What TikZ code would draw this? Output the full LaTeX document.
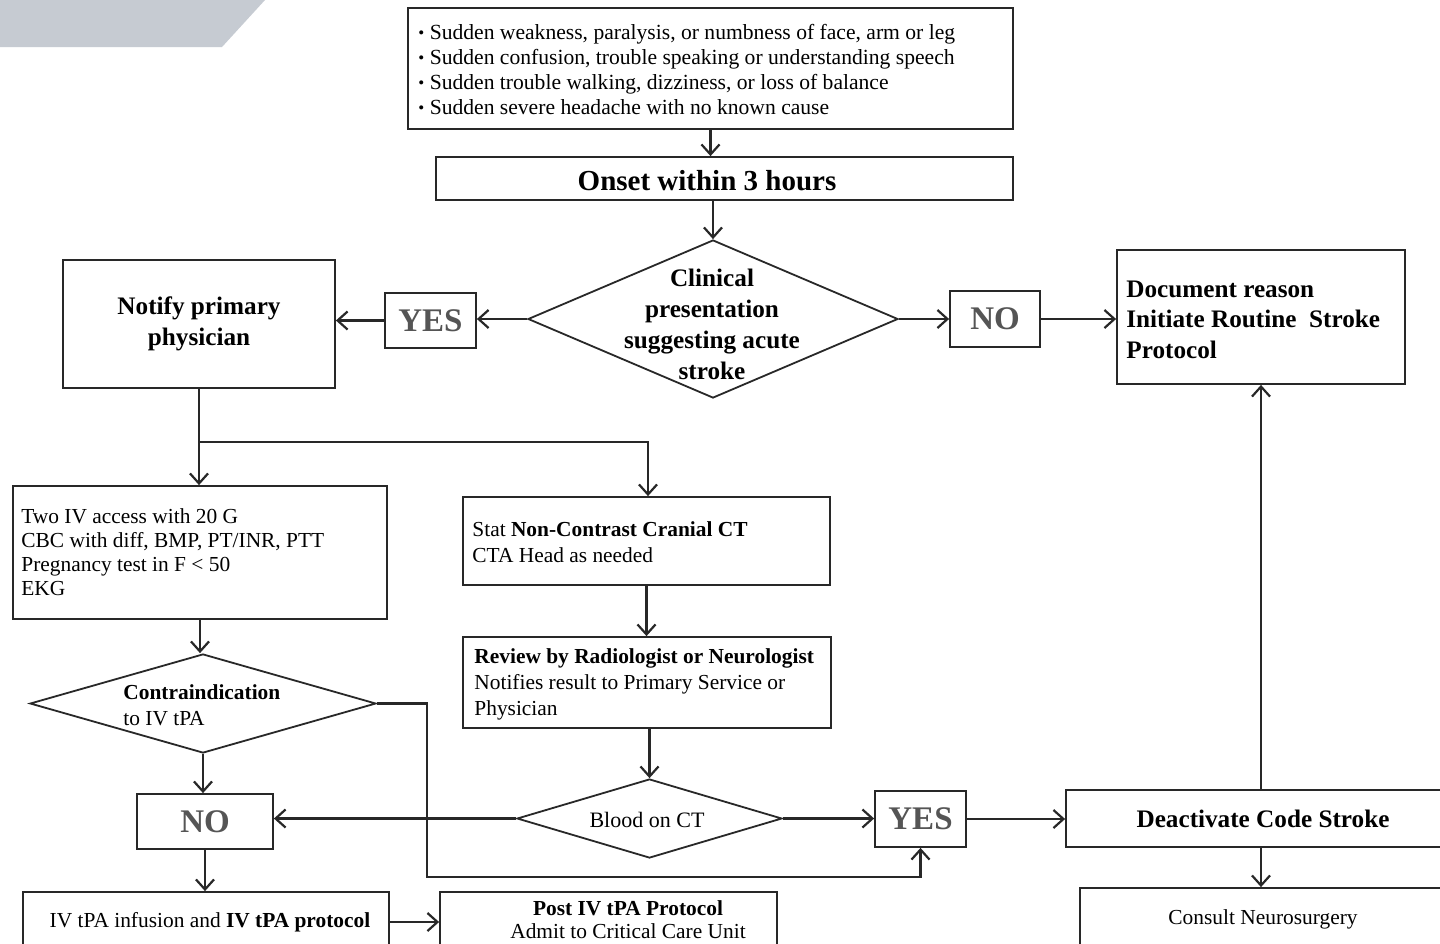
\documentclass[tikz,border=0pt]{standalone}
\usepackage{fontspec}
\setmainfont{Liberation Serif}
\usetikzlibrary{shapes.geometric,arrows.meta}
\definecolor{ln}{RGB}{40,40,40}
\definecolor{patch}{RGB}{198,203,210}
\definecolor{yn}{RGB}{85,85,85}
\newcommand\bul{\raisebox{0.1ex}{\fontsize{8.5}{8.5}\selectfont •}\ }
\begin{document}
\begin{tikzpicture}[x=0.5pt,y=-0.5pt,
  box/.style={draw=ln,line width=0.9pt,inner sep=0pt,fill=white},
  dia/.style={diamond,draw=ln,line width=0.9pt,inner sep=0pt,fill=white},
  arr/.style={draw=ln,line width=1.1pt,-{Straight Barb[length=5pt,width=9pt,line width=1.1pt]}},
  conn/.style={draw=ln,line width=1.1pt},
  txt/.style={inner sep=0pt,align=left,font=\fontsize{10.7}{12}\selectfont},
  bigb/.style={font=\fontsize{12.6}{15.2}\selectfont\bfseries},
  yntxt/.style={font=\fontsize{16.5}{18}\selectfont\bfseries,text=yn}
]
\useasboundingbox (0,0) rectangle (1440,943);
\clip (0,0) rectangle (1440,943);
\fill[white] (0,0) rectangle (1440,943);
\fill[patch] (0,0) -- (265,0) -- (222,47) -- (0,47) -- cycle;

% --- nodes ---
\node[box,minimum width=302.5pt,minimum height=60.5pt] (sym) at (710.5,68.5) {};
\node[txt,anchor=west,font=\fontsize{10.8}{12.5}\selectfont] (symt) at (418,69)
  {\bul Sudden weakness, paralysis, or numbness of face, arm or leg\\
   \bul Sudden confusion, trouble speaking or understanding speech\\
   \bul Sudden trouble walking, dizziness, or loss of balance\\
   \bul Sudden severe headache with no known cause};

\node[box,minimum width=288.5pt,minimum height=21.5pt] (onset) at (724.5,178.5) {};
\node[inner sep=0pt,font=\fontsize{14.5}{16}\selectfont\bfseries] (onsett) at (707,181) {Onset within 3 hours};

\node[dia,minimum width=185pt,minimum height=79pt] (d1) at (713,319) {};
\node[inner sep=0pt,align=center,font=\fontsize{12.6}{15.5}\selectfont\bfseries] (d1t) at (712,324)
  {Clinical\\presentation\\suggesting acute\\stroke};

\node[box,minimum width=45.5pt,minimum height=27.5pt,yntxt] (yes1) at (430.5,320.5) {YES};
\node[box,minimum width=136pt,minimum height=64pt,bigb,align=center] (notify) at (199,324) {Notify primary\\physician};
\node[box,minimum width=45pt,minimum height=28pt,yntxt] (no1) at (995,319) {NO};

\node[box,minimum width=144pt,minimum height=67pt] (doc) at (1261,317) {};
\node[inner sep=0pt,align=left,bigb,anchor=west] (doct) at (1126,319.5)
  {Document reason\\Initiate Routine~ Stroke\\Protocol};

\coordinate (br) at (199,442);
\coordinate (br2) at (648,442);

\node[box,minimum width=187pt,minimum height=66.5pt] (twoiv) at (200,552.5) {};
\node[txt,anchor=west] (twoivt) at (21,552.5)
  {Two IV access with 20 G\\CBC with diff, BMP, PT/INR, PTT\\Pregnancy test in F {<} 50\\EKG};

\node[box,minimum width=183.5pt,minimum height=44pt] (ct) at (646.5,541) {};
\node[txt,anchor=west,font=\fontsize{10.7}{13}\selectfont] (ctt) at (472,542)
  {Stat \textbf{Non-Contrast Cranial CT}\\CTA Head as needed};

\node[box,minimum width=184pt,minimum height=45.5pt] (rev) at (647,682.5) {};
\node[txt,anchor=west,font=\fontsize{10.7}{13}\selectfont] (revt) at (474,684.5)
  {\textbf{Review by Radiologist or Neurologist}\\Notifies result to Primary Service or\\Physician};

\node[dia,minimum width=173pt,minimum height=49.5pt] (d2) at (203,703.5) {};
\node[txt,anchor=west,font=\fontsize{10.7}{13}\selectfont] (d2t) at (123,705)
  {\textbf{Contraindication}\\to IV tPA};

\node[dia,minimum width=132.5pt,minimum height=39.5pt] (d3) at (649.5,818.5) {};
\node[inner sep=0pt,font=\fontsize{11}{13}\selectfont] (d3t) at (647,820) {Blood on CT};

\node[box,minimum width=68pt,minimum height=27.5pt,yntxt] (no2) at (205,821.5) {NO};
\node[box,minimum width=45.5pt,minimum height=28pt,yntxt] (yes2) at (920.5,819) {YES};

\node[box,minimum width=197pt,minimum height=28.5pt,bigb] (deact) at (1263,818.5) {Deactivate Code Stroke};

\node[box,minimum width=183pt,minimum height=30pt] (iv) at (206,922) {};
\node[inner sep=0pt,font=\fontsize{10.7}{12}\selectfont] (ivt) at (210,922) {IV tPA infusion and \textbf{IV tPA protocol}};

\node[box,minimum width=168.5pt,minimum height=34pt] (post) at (608.5,926) {};
\node[inner sep=0pt,align=center,font=\fontsize{10.7}{11.5}\selectfont] (postt) at (628,919.5)
  {\textbf{Post IV tPA Protocol}\\Admit to Critical Care Unit};

\node[box,minimum width=190pt,minimum height=36pt] (consult) at (1270,924) {};
\node[inner sep=0pt,font=\fontsize{10.7}{12}\selectfont] (consultt) at (1263,919) {Consult Neurosurgery};

\coordinate (c1) at (427,877);

% --- connectors ---
\draw[arr] (sym.south) -- (sym.south |- onset.north);
\draw[arr] (d1.north |- onset.south) -- (d1.north);
\draw[arr] (d1.west) -- (d1.west -| yes1.east);
\draw[arr] (yes1.west) -- (yes1.west -| notify.east);
\draw[arr] (d1.east) -- (d1.east -| no1.west);
\draw[arr] (no1.east) -- (no1.east -| doc.west);
\draw[conn] (notify.south) -- (br);
\draw[arr] (br) -- (br |- twoiv.north);
\draw[arr] (br) -- (br2) -- (br2 |- ct.north);
\draw[arr] (twoiv.south) -- (twoiv.south |- d2.north);
\draw[arr] (d2.south) -- (d2.south |- no2.north);
\draw[arr] (no2.south) -- (no2.south |- iv.north);
\draw[arr] (iv.east) -- (iv.east -| post.west);
\draw[arr] (d2.east) -| (c1) -| (yes2.south);
\draw[arr] (ct.south) -- (ct.south |- rev.north);
\draw[arr] (d3.north |- rev.south) -- (d3.north);
\draw[arr] (d3.west) -- (d3.west -| no2.east);
\draw[arr] (d3.east) -- (d3.east -| yes2.west);
\draw[arr] (yes2.east) -- (yes2.east -| deact.west);
\draw[arr] (doc.south |- deact.north) -- (doc.south);
\draw[arr] (doc.south |- deact.south) -- (doc.south |- consult.north);
\end{tikzpicture}
\end{document}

### What is needed
Each line of the material must be retyped exactly, except that images are omitted.

### Reply
What TikZ code would draw this? Output the full LaTeX document.
\documentclass[tikz,border=0pt]{standalone}
\usepackage{fontspec}
\setmainfont{Liberation Serif}
\usetikzlibrary{shapes.geometric,arrows.meta}
\definecolor{ln}{RGB}{40,40,40}
\definecolor{patch}{RGB}{198,203,210}
\definecolor{yn}{RGB}{85,85,85}
\newcommand\bul{\raisebox{0.1ex}{\fontsize{8.5}{8.5}\selectfont •}\ }
\begin{document}
\begin{tikzpicture}[x=0.5pt,y=-0.5pt,
  box/.style={draw=ln,line width=0.9pt,inner sep=0pt,fill=white},
  dia/.style={diamond,draw=ln,line width=0.9pt,inner sep=0pt,fill=white},
  arr/.style={draw=ln,line width=1.1pt,-{Straight Barb[length=5pt,width=9pt,line width=1.1pt]}},
  conn/.style={draw=ln,line width=1.1pt},
  txt/.style={inner sep=0pt,align=left,font=\fontsize{10.7}{12}\selectfont},
  bigb/.style={font=\fontsize{12.6}{15.2}\selectfont\bfseries},
  yntxt/.style={font=\fontsize{16.5}{18}\selectfont\bfseries,text=yn}
]
\useasboundingbox (0,0) rectangle (1440,943);
\clip (0,0) rectangle (1440,943);
\fill[white] (0,0) rectangle (1440,943);
\fill[patch] (0,0) -- (265,0) -- (222,47) -- (0,47) -- cycle;

% --- nodes ---
\node[box,minimum width=302.5pt,minimum height=60.5pt] (sym) at (710.5,68.5) {};
\node[txt,anchor=west,font=\fontsize{10.8}{12.5}\selectfont] (symt) at (418,69)
  {\bul Sudden weakness, paralysis, or numbness of face, arm or leg\\
   \bul Sudden confusion, trouble speaking or understanding speech\\
   \bul Sudden trouble walking, dizziness, or loss of balance\\
   \bul Sudden severe headache with no known cause};

\node[box,minimum width=288.5pt,minimum height=21.5pt] (onset) at (724.5,178.5) {};
\node[inner sep=0pt,font=\fontsize{14.5}{16}\selectfont\bfseries] (onsett) at (707,181) {Onset within 3 hours};

\node[dia,minimum width=185pt,minimum height=79pt] (d1) at (713,319) {};
\node[inner sep=0pt,align=center,font=\fontsize{12.6}{15.5}\selectfont\bfseries] (d1t) at (712,324)
  {Clinical\\presentation\\suggesting acute\\stroke};

\node[box,minimum width=45.5pt,minimum height=27.5pt,yntxt] (yes1) at (430.5,320.5) {YES};
\node[box,minimum width=136pt,minimum height=64pt,bigb,align=center] (notify) at (199,324) {Notify primary\\physician};
\node[box,minimum width=45pt,minimum height=28pt,yntxt] (no1) at (995,319) {NO};

\node[box,minimum width=144pt,minimum height=67pt] (doc) at (1261,317) {};
\node[inner sep=0pt,align=left,bigb,anchor=west] (doct) at (1126,319.5)
  {Document reason\\Initiate Routine~ Stroke\\Protocol};

\coordinate (br) at (199,442);
\coordinate (br2) at (648,442);

\node[box,minimum width=187pt,minimum height=66.5pt] (twoiv) at (200,552.5) {};
\node[txt,anchor=west] (twoivt) at (21,552.5)
  {Two IV access with 20 G\\CBC with diff, BMP, PT/INR, PTT\\Pregnancy test in F {<} 50\\EKG};

\node[box,minimum width=183.5pt,minimum height=44pt] (ct) at (646.5,541) {};
\node[txt,anchor=west,font=\fontsize{10.7}{13}\selectfont] (ctt) at (472,542)
  {Stat \textbf{Non-Contrast Cranial CT}\\CTA Head as needed};

\node[box,minimum width=184pt,minimum height=45.5pt] (rev) at (647,682.5) {};
\node[txt,anchor=west,font=\fontsize{10.7}{13}\selectfont] (revt) at (474,684.5)
  {\textbf{Review by Radiologist or Neurologist}\\Notifies result to Primary Service or\\Physician};

\node[dia,minimum width=173pt,minimum height=49.5pt] (d2) at (203,703.5) {};
\node[txt,anchor=west,font=\fontsize{10.7}{13}\selectfont] (d2t) at (123,705)
  {\textbf{Contraindication}\\to IV tPA};

\node[dia,minimum width=132.5pt,minimum height=39.5pt] (d3) at (649.5,818.5) {};
\node[inner sep=0pt,font=\fontsize{11}{13}\selectfont] (d3t) at (647,820) {Blood on CT};

\node[box,minimum width=68pt,minimum height=27.5pt,yntxt] (no2) at (205,821.5) {NO};
\node[box,minimum width=45.5pt,minimum height=28pt,yntxt] (yes2) at (920.5,819) {YES};

\node[box,minimum width=197pt,minimum height=28.5pt,bigb] (deact) at (1263,818.5) {Deactivate Code Stroke};

\node[box,minimum width=183pt,minimum height=30pt] (iv) at (206,922) {};
\node[inner sep=0pt,font=\fontsize{10.7}{12}\selectfont] (ivt) at (210,922) {IV tPA infusion and \textbf{IV tPA protocol}};

\node[box,minimum width=168.5pt,minimum height=34pt] (post) at (608.5,926) {};
\node[inner sep=0pt,align=center,font=\fontsize{10.7}{11.5}\selectfont] (postt) at (628,919.5)
  {\textbf{Post IV tPA Protocol}\\Admit to Critical Care Unit};

\node[box,minimum width=190pt,minimum height=36pt] (consult) at (1270,924) {};
\node[inner sep=0pt,font=\fontsize{10.7}{12}\selectfont] (consultt) at (1263,919) {Consult Neurosurgery};

\coordinate (c1) at (427,877);

% --- connectors ---
\draw[arr] (sym.south) -- (sym.south |- onset.north);
\draw[arr] (d1.north |- onset.south) -- (d1.north);
\draw[arr] (d1.west) -- (d1.west -| yes1.east);
\draw[arr] (yes1.west) -- (yes1.west -| notify.east);
\draw[arr] (d1.east) -- (d1.east -| no1.west);
\draw[arr] (no1.east) -- (no1.east -| doc.west);
\draw[conn] (notify.south) -- (br);
\draw[arr] (br) -- (br |- twoiv.north);
\draw[arr] (br) -- (br2) -- (br2 |- ct.north);
\draw[arr] (twoiv.south) -- (twoiv.south |- d2.north);
\draw[arr] (d2.south) -- (d2.south |- no2.north);
\draw[arr] (no2.south) -- (no2.south |- iv.north);
\draw[arr] (iv.east) -- (iv.east -| post.west);
\draw[arr] (d2.east) -| (c1) -| (yes2.south);
\draw[arr] (ct.south) -- (ct.south |- rev.north);
\draw[arr] (d3.north |- rev.south) -- (d3.north);
\draw[arr] (d3.west) -- (d3.west -| no2.east);
\draw[arr] (d3.east) -- (d3.east -| yes2.west);
\draw[arr] (yes2.east) -- (yes2.east -| deact.west);
\draw[arr] (doc.south |- deact.north) -- (doc.south);
\draw[arr] (doc.south |- deact.south) -- (doc.south |- consult.north);
\end{tikzpicture}
\end{document}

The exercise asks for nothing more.